OK, I admit it: I will genuinely enjoy it if Ralph’s near-impossible dream is derailed by Crankshaft’s incompetence. It would bring things to a level of sad-sackery reminiscent of Peanuts, and I genuinely mean that as a compliment. Perhaps Crankshaft will actually engage in some self-reflection and self-recrimination, which I can only endorse; plus, let’s face it, Ralph would in fact be a terrible mayor.

Gil Thorp, 11/5/15

Welp, Holly has finally figured out what it’s gonna take to get Welcome Back, Carter ratings up to Survivor levels: some red-hot awkward English-teacher-making-a-failed-pass-at-football-coach action!
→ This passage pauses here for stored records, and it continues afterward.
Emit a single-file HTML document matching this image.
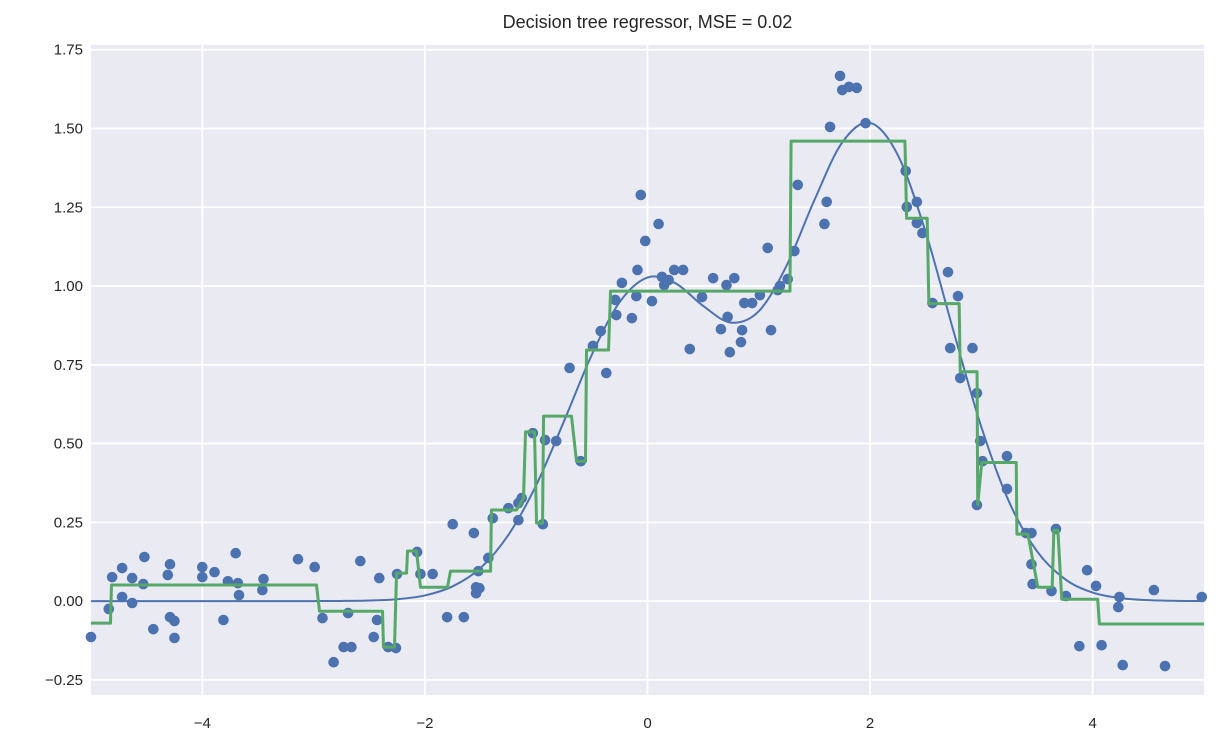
<!DOCTYPE html>
<html><head><meta charset="utf-8"><style>
body{margin:0;background:#fff;}
svg{display:block;font-family:"Liberation Sans",sans-serif;}
</style></head><body>
<svg id="chart" width="1219" height="750" xmlns="http://www.w3.org/2000/svg"></svg>
<script>
// ---- data ----
const xTicks=[-4,-2,0,2,4];
const yTicks=[-0.25,0,0.25,0.5,0.75,1,1.25,1.5,1.75];
const yTickLabels=["−0.25","0.00","0.25","0.50","0.75","1.00","1.25","1.50","1.75"];
const xTickLabels=["−4","−2","0","2","4"];
const curveX=[-5,-4.75,-4.5,-4.25,-4,-3.75,-3.5,-3.25,-3,-2.75,-2.5,-2.25,-2,-1.75,-1.5,-1.25,-1,-0.75,-0.5,-0.25,0,0.25,0.5,0.75,1,1.25,1.5,1.75,2,2.25,2.5,2.75,3,3.25,3.5,3.75,4,4.25,4.5,4.75,5];
const curveY=[0,0,0,0,0,0,0,0,0.0001,0.0005,0.002,0.006,0.018,0.047,0.105,0.210,0.368,0.571,0.782,0.949,1.027,1.009,0.937,0.884,0.920,1.065,1.273,1.456,1.518,1.415,1.170,0.856,0.552,0.314,0.158,0.070,0.027,0.0095,0.003,0.0008,0.0002];
const treeX=[-5,-4.825,-4.816,-2.974,-2.947,-2.381,-2.372,-2.273,-2.255,-2.165,-2.156,-2.075,-2.04,-1.797,-1.77,-1.41,-1.402,-1.177,-1.114,-1.096,-1.015,-0.997,-0.943,-0.934,-0.683,-0.638,-0.557,-0.548,-0.35,-0.332,1.28,1.29,2.313,2.328,2.513,2.528,2.8,2.81,2.961,2.967,3.003,3.313,3.319,3.418,3.507,3.636,3.651,3.687,3.722,4.045,4.06,5];
const treeY=[-0.07,-0.07,0.051,0.051,-0.032,-0.032,-0.146,-0.146,0.089,0.089,0.159,0.159,0.044,0.044,0.095,0.095,0.289,0.289,0.327,0.537,0.537,0.248,0.248,0.587,0.587,0.444,0.444,0.797,0.797,0.984,0.984,1.46,1.46,1.215,1.215,0.944,0.944,0.728,0.728,0.306,0.44,0.44,0.2125,0.2125,0.044,0.044,0.225,0.225,0.006,0.006,-0.0725,-0.0725];
const ptsX=[-5.00,-4.84,-4.81,-4.72,-4.72,-4.63,-4.63,-4.52,-4.53,-4.44,-4.31,-4.29,-4.29,-4.25,-4.25,-4.00,-4.00,-3.89,-3.81,-3.77,-3.70,-3.68,-3.67,-3.45,-3.46,-3.14,-2.99,-2.92,-2.82,-2.73,-2.66,-2.69,-2.58,-2.46,-2.43,-2.41,-2.33,-2.26,-2.25,-2.07,-2.04,-1.93,-1.80,-1.65,-1.75,-1.56,-1.54,-1.51,-1.54,-1.52,-1.43,-1.39,-1.25,-1.16,-1.16,-1.13,-1.03,-0.94,-0.92,-0.82,-0.70,-0.60,-0.49,-0.42,-0.37,-0.28,-0.29,-0.23,-0.14,-0.10,-0.09,-0.06,-0.02,0.04,0.10,0.13,0.15,0.19,0.24,0.32,0.38,0.49,0.59,0.66,0.71,0.72,0.74,0.78,0.84,0.85,0.87,0.94,1.01,1.08,1.11,1.19,1.26,1.32,1.35,1.17,1.59,1.61,1.64,1.73,1.75,1.81,1.88,1.96,2.32,2.33,2.42,2.42,2.47,2.56,2.70,2.79,2.72,2.92,2.81,2.96,2.99,3.01,2.96,3.23,3.23,3.40,3.45,3.45,3.46,3.63,3.67,3.76,3.95,4.03,3.88,4.08,4.24,4.23,4.27,4.55,4.65,4.98];
const ptsY=[-0.114,-0.025,0.076,0.105,0.013,0.073,-0.006,0.140,0.054,-0.089,0.083,0.117,-0.051,-0.063,-0.117,0.108,0.076,0.092,-0.060,0.063,0.152,0.057,0.019,0.070,0.035,0.133,0.108,-0.054,-0.194,-0.146,-0.146,-0.038,0.127,-0.114,-0.060,0.073,-0.146,-0.149,0.086,0.156,0.086,0.086,-0.051,-0.051,0.244,0.216,0.044,0.041,0.025,0.095,0.137,0.263,0.295,0.257,0.311,0.327,0.533,0.244,0.511,0.508,0.740,0.444,0.810,0.857,0.724,0.908,0.956,1.010,0.898,0.968,1.051,1.289,1.143,0.952,1.197,1.029,1.003,1.019,1.051,1.051,0.800,0.965,1.025,0.863,1.003,0.902,0.790,1.025,0.822,0.860,0.946,0.946,0.971,1.121,0.860,1.000,1.022,1.111,1.321,0.987,1.197,1.267,1.505,1.667,1.622,1.632,1.629,1.517,1.365,1.251,1.267,1.200,1.168,0.946,1.044,0.968,0.803,0.803,0.708,0.660,0.508,0.444,0.305,0.460,0.356,0.216,0.216,0.117,0.054,0.032,0.229,0.016,0.098,0.048,-0.143,-0.140,0.013,-0.019,-0.203,0.035,-0.206,0.013];

// ---- axes ----
const L=91,R=1204,T=45,B=695;
const X0=-5,X1=5,Y0=-0.298,Y1=1.765;
const sx=v=>L+(v-X0)/(X1-X0)*(R-L);
const sy=v=>B-(v-Y0)/(Y1-Y0)*(B-T);
const NS="http://www.w3.org/2000/svg";
const svg=document.getElementById('chart');
function mk(tag,attrs,parent){const e=document.createElementNS(NS,tag);for(const k in attrs)e.setAttribute(k,attrs[k]);(parent||svg).appendChild(e);return e;}

const bg=mk('rect',{x:L,y:T,width:R-L,height:B-T,fill:'#eaeaf2'});



xTicks.forEach((t,i)=>{
  const g=mk('line',{x1:sx(t),x2:sx(t),y1:T,y2:B,stroke:'#fff','stroke-width':1.8});
  
  
  const tx=mk('text',{x:sx(t),y:B+33,'text-anchor':'middle','font-size':15,fill:'#262626'});
  tx.textContent=xTickLabels[i];
  
  
});
yTicks.forEach((t,i)=>{
  const g=mk('line',{x1:L,x2:R,y1:sy(t),y2:sy(t),stroke:'#fff','stroke-width':1.8});
  
  
  const tx=mk('text',{x:L-8,y:sy(t)+5,'text-anchor':'end','font-size':15,fill:'#262626'});
  tx.textContent=yTickLabels[i];
  
  
});

// scatter
ptsX.forEach((x,i)=>{
  const c=mk('circle',{cx:sx(x),cy:sy(ptsY[i]),r:5.3,fill:'#4c72b0'});
  
  
});

// true function curve (Catmull-Rom)
const P=curveX.map((x,i)=>[sx(x),sy(curveY[i])]);
let d='M'+P[0][0]+','+P[0][1];
for(let i=0;i<P.length-1;i++){
  const p0=P[Math.max(0,i-1)],p1=P[i],p2=P[i+1],p3=P[Math.min(P.length-1,i+2)];
  const c1=[p1[0]+(p2[0]-p0[0])/6,p1[1]+(p2[1]-p0[1])/6];
  const c2=[p2[0]-(p3[0]-p1[0])/6,p2[1]-(p3[1]-p1[1])/6];
  d+=` C${c1[0]},${c1[1]} ${c2[0]},${c2[1]} ${p2[0]},${p2[1]}`;
}
const curve=mk('path',{d:d,fill:'none',stroke:'#4c72b0','stroke-width':2});



// tree prediction
const tp=treeX.map((x,i)=>sx(x)+','+sy(treeY[i])).join(' ');
const tree=mk('polyline',{points:tp,fill:'none',stroke:'#55a868','stroke-width':3,'stroke-linejoin':'round'});



const title=mk('text',{x:(L+R)/2,y:28,'text-anchor':'middle','font-size':18,fill:'#262626'});
title.textContent='Decision tree regressor, MSE = 0.02';


</script>
</body></html>
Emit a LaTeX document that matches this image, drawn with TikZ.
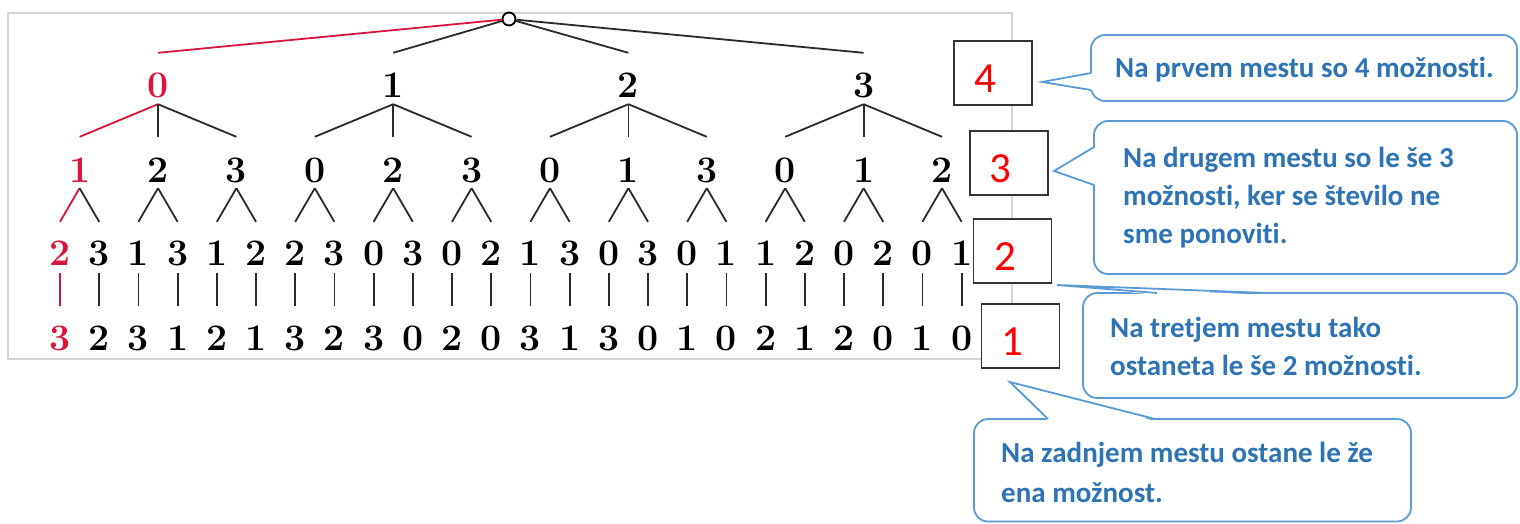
\documentclass[tikz,border=0pt]{standalone}
\usepackage{fontspec}
\newfontfamily\callfont[Ligatures=NoCommon]{Carlito}
\usetikzlibrary{calc}
\definecolor{tred}{RGB}{220,20,60}
\definecolor{tline}{HTML}{2A2A2A}
\definecolor{cblue}{HTML}{5B9BD5}
\definecolor{ctext}{HTML}{2E74B5}
\definecolor{framecol}{HTML}{D4D4D4}
\definecolor{boxgray}{HTML}{333333}
\begin{document}
\begin{tikzpicture}[x=1pt,y=-1pt,
  dig/.style={inner sep=0pt, text height=24pt, text depth=0pt, anchor=base,
              font=\fontsize{37.5}{40}\selectfont\bfseries},
  edge/.style={line width=1.8pt},
  numbox/.style={draw=boxgray, fill=white, line width=1.2pt, minimum width=78pt, minimum height=64pt, inner sep=0pt},
  numtxt/.style={anchor=base, inner sep=0pt, text=red, font=\callfont\fontsize{43}{47}\selectfont},
  callbox/.style={draw=cblue, fill=white, line width=1.8pt, rounded corners=14pt},
  callline/.style={draw=cblue, line width=1.8pt, line join=miter},
  calltxt/.style={anchor=base west, inner sep=0pt, text=ctext, font=\callfont\bfseries\fontsize{29}{33}\selectfont}
]
\useasboundingbox (0,0) rectangle (1520,523);
\fill[white] (0,0) rectangle (1520,523);

% frame
\draw[framecol, line width=1.5pt] (8,13) rectangle (1012,359);

% root
\node[draw=black, circle, line width=1.9pt, minimum size=13pt, inner sep=0pt] (root) at (509,19) {};

% level 1
\foreach \g in {0,1,2,3}{
  \ifnum\g=0 \def\col{tred}\else\def\col{black}\fi
  \node[dig, text=\col] (L1-\g) at ({79.6+78.4*(3*\g+1)},97) {\g};
  \ifnum\g=0 \def\lcol{tred}\else\def\lcol{tline}\fi
  \draw[edge, draw=\lcol] (root) -- ([yshift=20pt]L1-\g.north);
}

% level 2
\foreach \d [count=\m from 0] in {1,2,3,0,2,3,0,1,3,0,1,2}{
  \pgfmathtruncatemacro{\p}{floor(\m/3)}
  \ifnum\m=0 \def\col{tred}\def\lcol{tred}\else\def\col{black}\def\lcol{tline}\fi
  \node[dig, text=\col] (L2-\m) at ({79.6+78.4*\m},182) {\d};
  \draw[edge, draw=\lcol] ([yshift=-7pt]L1-\p.south) -- ([yshift=21pt]L2-\m.north);
}

% level 3
\foreach \d [count=\i from 0] in {2,3,1,3,1,2,2,3,0,3,0,2,1,3,0,3,0,1,1,2,0,2,0,1}{
  \pgfmathtruncatemacro{\p}{floor(\i/2)}
  \ifnum\i=0 \def\col{tred}\def\lcol{tred}\else\def\col{black}\def\lcol{tline}\fi
  \node[dig, text=\col] (L3-\i) at ({60+39.2*\i},265) {\d};
  \draw[edge, draw=\lcol] ([yshift=-6pt]L2-\p.south) -- ([yshift=19pt]L3-\i.north);
}

% level 4
\foreach \d [count=\i from 0] in {3,2,3,1,2,1,3,2,3,0,2,0,3,1,3,0,1,0,2,1,2,0,1,0}{
  \ifnum\i=0 \def\col{tred}\def\lcol{tred}\else\def\col{black}\def\lcol{tline}\fi
  \node[dig, text=\col] (L4-\i) at ({60+39.2*\i},350) {\d};
  \draw[edge, draw=\lcol] ([yshift=-8pt]L3-\i.south) -- ([yshift=20pt]L4-\i.north);
}

% number boxes
\node[numbox] (b4) at (993,73) {};
\node[numtxt] (t4) at (985,92) {4};
\node[numbox] (b3) at (1009,163) {};
\node[numtxt] (t3) at (1000,182) {3};
\node[numbox] (b2) at (1012.5,251) {};
\node[numtxt] (t2) at (1005,270) {2};
\node[numbox] (b1) at (1020.5,336) {};
\node[numtxt] (t1) at (1012,355) {1};

% callout 1
\draw[callbox] (1091,35) rectangle (1517,101);
\fill[white] (1093,73) -- (1042,82) -- (1093,90) -- cycle;
\draw[callline] (1091,73) -- (1042,82) -- (1091,90);
\node[calltxt] (c1a) at (1115,77) {Na prvem mestu so 4 možnosti.};

% callout 2
\draw[callbox] (1094,121) rectangle (1517,274);
\fill[white] (1096,147) -- (1054,171) -- (1096,185) -- cycle;
\draw[callline] (1094,147) -- (1054,171) -- (1094,185);
\node[calltxt] (c2a) at (1123,167) {Na drugem mestu so le še 3};
\node[calltxt] (c2b) at (1123,205) {možnosti, ker se število ne};
\node[calltxt] (c2c) at (1123,243) {sme ponoviti.};

% callout 3
\draw[callbox] (1083,293) rectangle (1517,398);
\fill[white] (1157,295) -- (1057,285) -- (1267,295) -- cycle;
\draw[callline] (1157,293) -- (1057,285) -- (1267,293);
\node[calltxt] (c3a) at (1110,337) {Na tretjem mestu tako};
\node[calltxt] (c3b) at (1110,375) {ostaneta le še 2 možnosti.};

% callout 4
\draw[callbox] (974,419) rectangle (1411,521.5);
\fill[white] (1048,421) -- (1010,382) -- (1155,421) -- cycle;
\draw[callline] (1048,419) -- (1010,382) -- (1155,419);
\node[calltxt] (c4a) at (1001,462) {Na zadnjem mestu ostane le že};
\node[calltxt] (c4b) at (1001,502) {ena možnost.};
\end{tikzpicture}
\end{document}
I honestly can’t tell if she’s underestimating or overestimating the American viewing public here.

Pluggers, 11/5/15

Pluggers remember when they were kids, when all they wanted to do was run and jump and play and move their bodies in all sorts of ways. Now, things are different. Now they’d rather move as little as possible, and even when they aren’t moving, they can’t quite seem to find a way to arrange their body so that some part of it doesn’t hurt. Sometimes pluggers think about how when they’re in the grave, they won’t have to move at all, and they won’t be able to feel anything. Pluggers have been thinking about that more and more lately.